→ **Written task**: The lines from the top of the material through the line with "const fmt = d => String(d);" are to be set down exactly. Leave the pictures out.

→ **Data block**:
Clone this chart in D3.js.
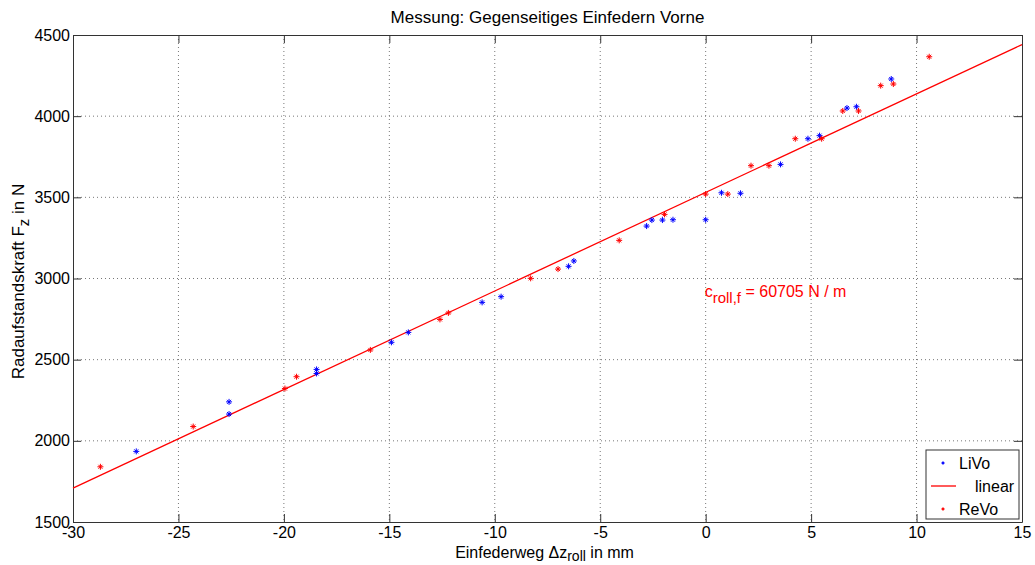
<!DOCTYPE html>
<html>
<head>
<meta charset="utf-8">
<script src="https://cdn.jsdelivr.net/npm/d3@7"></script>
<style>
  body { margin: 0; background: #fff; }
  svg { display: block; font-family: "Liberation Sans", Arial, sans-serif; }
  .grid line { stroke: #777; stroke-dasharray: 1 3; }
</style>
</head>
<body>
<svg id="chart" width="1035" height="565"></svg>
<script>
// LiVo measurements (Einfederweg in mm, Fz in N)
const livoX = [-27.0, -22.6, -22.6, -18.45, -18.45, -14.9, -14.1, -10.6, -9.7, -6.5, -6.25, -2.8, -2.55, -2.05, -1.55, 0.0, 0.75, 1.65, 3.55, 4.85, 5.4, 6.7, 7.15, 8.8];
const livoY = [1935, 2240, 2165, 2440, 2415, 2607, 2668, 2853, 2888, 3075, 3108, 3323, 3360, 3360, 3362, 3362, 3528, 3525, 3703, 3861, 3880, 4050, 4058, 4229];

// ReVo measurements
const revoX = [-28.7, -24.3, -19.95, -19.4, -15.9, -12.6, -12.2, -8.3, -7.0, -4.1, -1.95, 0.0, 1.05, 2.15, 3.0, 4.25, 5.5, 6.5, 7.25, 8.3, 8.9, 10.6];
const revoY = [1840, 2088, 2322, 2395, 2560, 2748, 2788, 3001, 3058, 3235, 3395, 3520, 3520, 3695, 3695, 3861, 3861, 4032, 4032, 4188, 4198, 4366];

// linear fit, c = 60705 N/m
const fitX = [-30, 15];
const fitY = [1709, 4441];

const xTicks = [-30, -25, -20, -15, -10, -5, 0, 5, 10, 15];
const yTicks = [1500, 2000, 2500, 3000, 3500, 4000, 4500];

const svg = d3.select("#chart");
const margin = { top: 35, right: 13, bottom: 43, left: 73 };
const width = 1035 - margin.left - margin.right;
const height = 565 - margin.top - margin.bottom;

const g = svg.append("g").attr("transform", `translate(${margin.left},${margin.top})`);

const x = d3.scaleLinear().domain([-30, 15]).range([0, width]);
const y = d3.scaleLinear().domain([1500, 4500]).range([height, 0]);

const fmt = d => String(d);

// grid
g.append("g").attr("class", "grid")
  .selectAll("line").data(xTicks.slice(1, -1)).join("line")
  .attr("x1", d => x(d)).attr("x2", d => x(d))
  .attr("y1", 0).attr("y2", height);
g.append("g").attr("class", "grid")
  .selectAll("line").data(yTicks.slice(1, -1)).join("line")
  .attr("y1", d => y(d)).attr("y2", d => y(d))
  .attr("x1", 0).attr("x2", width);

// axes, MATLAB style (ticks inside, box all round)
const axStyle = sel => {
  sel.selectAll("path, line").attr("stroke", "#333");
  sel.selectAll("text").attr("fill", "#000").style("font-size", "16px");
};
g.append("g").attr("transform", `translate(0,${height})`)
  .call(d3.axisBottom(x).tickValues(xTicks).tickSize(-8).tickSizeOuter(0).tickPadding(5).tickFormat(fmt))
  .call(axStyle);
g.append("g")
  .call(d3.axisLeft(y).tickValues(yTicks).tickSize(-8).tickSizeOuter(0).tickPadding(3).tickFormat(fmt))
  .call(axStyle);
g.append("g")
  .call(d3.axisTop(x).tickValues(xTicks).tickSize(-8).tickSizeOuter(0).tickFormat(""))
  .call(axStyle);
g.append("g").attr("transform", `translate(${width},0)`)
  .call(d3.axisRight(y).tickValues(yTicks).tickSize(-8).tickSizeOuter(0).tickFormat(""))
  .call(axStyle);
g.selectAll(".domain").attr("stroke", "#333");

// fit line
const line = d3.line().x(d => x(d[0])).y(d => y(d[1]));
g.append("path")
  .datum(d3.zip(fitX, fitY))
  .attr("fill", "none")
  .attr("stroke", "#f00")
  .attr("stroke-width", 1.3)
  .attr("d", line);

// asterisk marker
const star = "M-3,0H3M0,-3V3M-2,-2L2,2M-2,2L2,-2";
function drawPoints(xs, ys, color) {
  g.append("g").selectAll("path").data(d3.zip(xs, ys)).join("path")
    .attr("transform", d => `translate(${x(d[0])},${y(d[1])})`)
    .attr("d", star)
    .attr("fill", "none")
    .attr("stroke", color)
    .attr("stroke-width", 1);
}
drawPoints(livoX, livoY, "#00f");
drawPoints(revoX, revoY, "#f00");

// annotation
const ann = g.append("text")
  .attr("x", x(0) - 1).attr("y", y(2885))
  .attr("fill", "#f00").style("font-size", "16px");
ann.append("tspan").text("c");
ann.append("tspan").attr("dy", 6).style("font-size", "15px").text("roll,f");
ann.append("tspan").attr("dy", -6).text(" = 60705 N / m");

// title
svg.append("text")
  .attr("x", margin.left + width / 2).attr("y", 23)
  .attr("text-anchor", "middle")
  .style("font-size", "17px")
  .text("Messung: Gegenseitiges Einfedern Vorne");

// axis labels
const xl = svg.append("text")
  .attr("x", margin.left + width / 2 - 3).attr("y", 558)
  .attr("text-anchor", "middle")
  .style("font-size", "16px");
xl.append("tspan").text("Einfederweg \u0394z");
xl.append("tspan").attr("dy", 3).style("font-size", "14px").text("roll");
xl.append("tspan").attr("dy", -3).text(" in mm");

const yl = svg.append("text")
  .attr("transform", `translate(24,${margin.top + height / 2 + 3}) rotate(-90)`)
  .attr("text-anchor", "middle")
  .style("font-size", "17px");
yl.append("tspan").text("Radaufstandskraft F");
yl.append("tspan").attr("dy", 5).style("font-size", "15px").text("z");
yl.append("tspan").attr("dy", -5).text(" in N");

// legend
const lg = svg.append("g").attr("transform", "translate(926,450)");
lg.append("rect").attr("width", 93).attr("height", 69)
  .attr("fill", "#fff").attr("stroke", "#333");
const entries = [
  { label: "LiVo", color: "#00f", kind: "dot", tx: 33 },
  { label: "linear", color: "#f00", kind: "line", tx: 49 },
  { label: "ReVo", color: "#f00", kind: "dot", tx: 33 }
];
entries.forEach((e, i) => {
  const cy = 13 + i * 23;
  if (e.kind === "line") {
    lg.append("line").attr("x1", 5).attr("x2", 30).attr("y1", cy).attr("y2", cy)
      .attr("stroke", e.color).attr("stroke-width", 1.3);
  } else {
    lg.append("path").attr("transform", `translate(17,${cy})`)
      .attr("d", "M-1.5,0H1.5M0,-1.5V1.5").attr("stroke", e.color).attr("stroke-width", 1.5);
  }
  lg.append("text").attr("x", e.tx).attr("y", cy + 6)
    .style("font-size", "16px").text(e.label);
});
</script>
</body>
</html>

→ **Final result**:
Clone this chart in D3.js.
<!DOCTYPE html>
<html>
<head>
<meta charset="utf-8">
<script src="https://cdn.jsdelivr.net/npm/d3@7"></script>
<style>
  body { margin: 0; background: #fff; }
  svg { display: block; font-family: "Liberation Sans", Arial, sans-serif; }
  .grid line { stroke: #777; stroke-dasharray: 1 3; }
</style>
</head>
<body>
<svg id="chart" width="1035" height="565"></svg>
<script>
// LiVo measurements (Einfederweg in mm, Fz in N)
const livoX = [-27.0, -22.6, -22.6, -18.45, -18.45, -14.9, -14.1, -10.6, -9.7, -6.5, -6.25, -2.8, -2.55, -2.05, -1.55, 0.0, 0.75, 1.65, 3.55, 4.85, 5.4, 6.7, 7.15, 8.8];
const livoY = [1935, 2240, 2165, 2440, 2415, 2607, 2668, 2853, 2888, 3075, 3108, 3323, 3360, 3360, 3362, 3362, 3528, 3525, 3703, 3861, 3880, 4050, 4058, 4229];

// ReVo measurements
const revoX = [-28.7, -24.3, -19.95, -19.4, -15.9, -12.6, -12.2, -8.3, -7.0, -4.1, -1.95, 0.0, 1.05, 2.15, 3.0, 4.25, 5.5, 6.5, 7.25, 8.3, 8.9, 10.6];
const revoY = [1840, 2088, 2322, 2395, 2560, 2748, 2788, 3001, 3058, 3235, 3395, 3520, 3520, 3695, 3695, 3861, 3861, 4032, 4032, 4188, 4198, 4366];

// linear fit, c = 60705 N/m
const fitX = [-30, 15];
const fitY = [1709, 4441];

const xTicks = [-30, -25, -20, -15, -10, -5, 0, 5, 10, 15];
const yTicks = [1500, 2000, 2500, 3000, 3500, 4000, 4500];

const svg = d3.select("#chart");
const margin = { top: 35, right: 13, bottom: 43, left: 73 };
const width = 1035 - margin.left - margin.right;
const height = 565 - margin.top - margin.bottom;

const g = svg.append("g").attr("transform", `translate(${margin.left},${margin.top})`);

const x = d3.scaleLinear().domain([-30, 15]).range([0, width]);
const y = d3.scaleLinear().domain([1500, 4500]).range([height, 0]);

const fmt = d => String(d);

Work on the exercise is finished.